— begin —
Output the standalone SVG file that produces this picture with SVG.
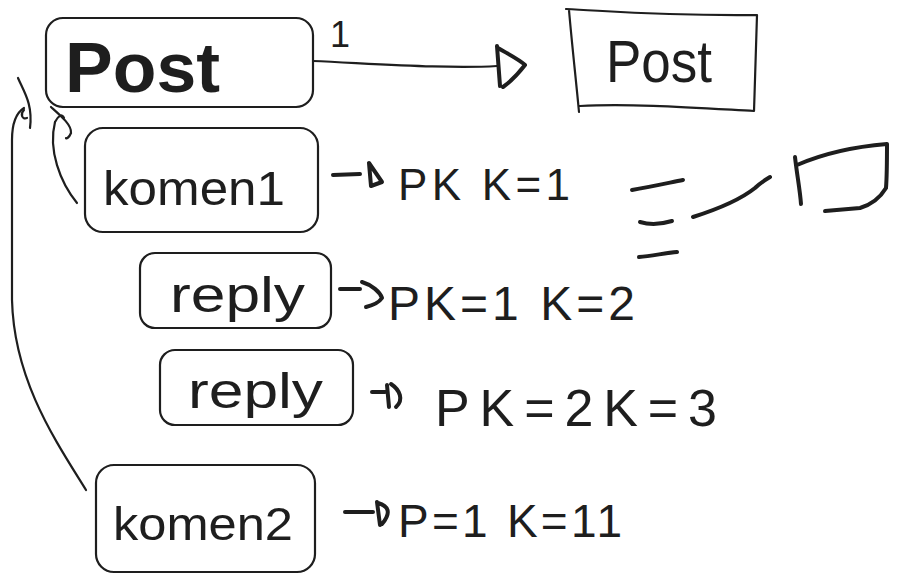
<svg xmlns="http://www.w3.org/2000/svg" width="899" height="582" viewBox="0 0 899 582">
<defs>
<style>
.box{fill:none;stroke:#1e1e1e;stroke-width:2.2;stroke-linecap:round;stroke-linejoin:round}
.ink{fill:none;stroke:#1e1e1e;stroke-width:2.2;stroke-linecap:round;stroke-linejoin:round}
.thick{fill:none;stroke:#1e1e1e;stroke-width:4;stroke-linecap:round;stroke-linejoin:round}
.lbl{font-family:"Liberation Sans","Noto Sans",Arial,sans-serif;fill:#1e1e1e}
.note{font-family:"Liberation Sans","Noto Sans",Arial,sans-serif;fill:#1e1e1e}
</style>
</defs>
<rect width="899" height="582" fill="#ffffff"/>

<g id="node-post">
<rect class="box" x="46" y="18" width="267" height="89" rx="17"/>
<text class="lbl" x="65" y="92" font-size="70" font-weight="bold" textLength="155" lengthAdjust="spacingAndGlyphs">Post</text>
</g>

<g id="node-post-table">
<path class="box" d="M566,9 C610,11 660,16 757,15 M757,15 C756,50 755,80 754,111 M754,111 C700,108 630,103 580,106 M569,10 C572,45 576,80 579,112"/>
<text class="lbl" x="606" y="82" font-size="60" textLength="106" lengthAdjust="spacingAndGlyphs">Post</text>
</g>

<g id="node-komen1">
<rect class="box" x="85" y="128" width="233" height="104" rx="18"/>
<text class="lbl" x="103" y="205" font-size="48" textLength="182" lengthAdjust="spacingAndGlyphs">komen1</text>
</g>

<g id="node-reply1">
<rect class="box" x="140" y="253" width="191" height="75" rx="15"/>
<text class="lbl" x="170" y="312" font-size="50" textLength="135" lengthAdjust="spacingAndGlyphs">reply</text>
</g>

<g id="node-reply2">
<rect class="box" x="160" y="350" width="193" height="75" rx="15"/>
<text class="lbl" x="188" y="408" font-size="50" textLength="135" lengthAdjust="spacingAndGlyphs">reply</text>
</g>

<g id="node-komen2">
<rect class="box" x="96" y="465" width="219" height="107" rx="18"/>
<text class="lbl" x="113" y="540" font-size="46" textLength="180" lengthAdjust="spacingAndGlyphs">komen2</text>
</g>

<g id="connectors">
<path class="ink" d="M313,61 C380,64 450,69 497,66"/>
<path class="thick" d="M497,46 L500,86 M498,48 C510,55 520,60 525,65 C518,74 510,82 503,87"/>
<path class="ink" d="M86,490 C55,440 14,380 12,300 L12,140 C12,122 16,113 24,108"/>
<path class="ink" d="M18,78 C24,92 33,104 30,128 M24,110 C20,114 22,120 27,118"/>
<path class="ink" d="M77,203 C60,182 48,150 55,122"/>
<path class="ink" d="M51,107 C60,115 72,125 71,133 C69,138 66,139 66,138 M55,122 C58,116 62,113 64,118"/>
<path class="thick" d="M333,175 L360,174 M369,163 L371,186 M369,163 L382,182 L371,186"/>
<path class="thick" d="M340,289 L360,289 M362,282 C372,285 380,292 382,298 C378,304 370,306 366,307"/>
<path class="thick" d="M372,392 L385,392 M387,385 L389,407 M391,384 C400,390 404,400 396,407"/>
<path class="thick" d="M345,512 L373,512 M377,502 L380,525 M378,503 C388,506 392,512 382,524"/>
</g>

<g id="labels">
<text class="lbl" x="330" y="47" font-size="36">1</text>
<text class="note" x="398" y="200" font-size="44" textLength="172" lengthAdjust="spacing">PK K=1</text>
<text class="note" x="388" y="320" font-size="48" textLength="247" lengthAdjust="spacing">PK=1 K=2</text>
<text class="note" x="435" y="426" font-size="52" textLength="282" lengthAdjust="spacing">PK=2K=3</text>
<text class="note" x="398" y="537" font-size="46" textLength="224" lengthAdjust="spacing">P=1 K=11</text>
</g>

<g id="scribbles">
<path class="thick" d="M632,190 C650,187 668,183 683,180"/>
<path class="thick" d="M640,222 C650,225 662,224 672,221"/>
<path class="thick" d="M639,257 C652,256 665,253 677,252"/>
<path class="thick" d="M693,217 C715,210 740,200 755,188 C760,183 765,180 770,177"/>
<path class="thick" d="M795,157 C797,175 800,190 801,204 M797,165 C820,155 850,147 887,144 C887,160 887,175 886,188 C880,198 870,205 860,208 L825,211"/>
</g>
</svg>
— end —
— begin —
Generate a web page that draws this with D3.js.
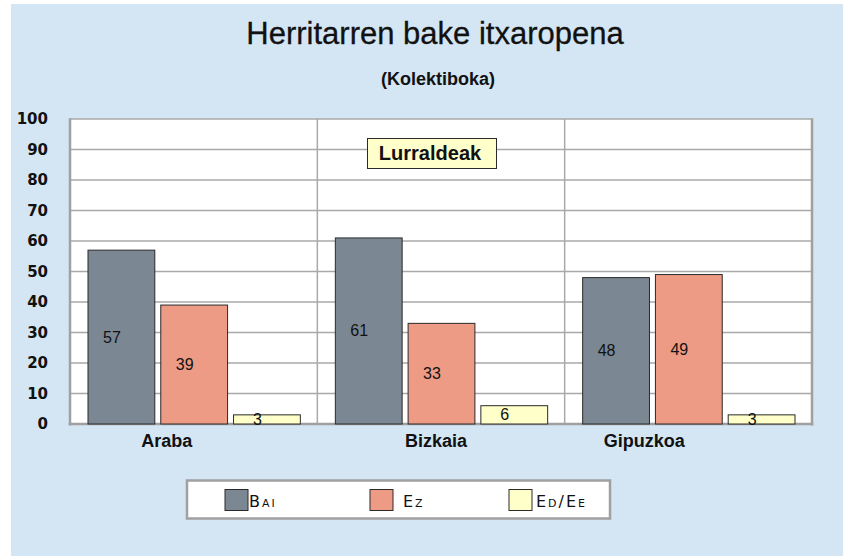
— end —
WHAT THE EXERCISE ASKS: In how many lines does the word "this" appear? Respond with the number alone.

EXERCISE RESULT: 2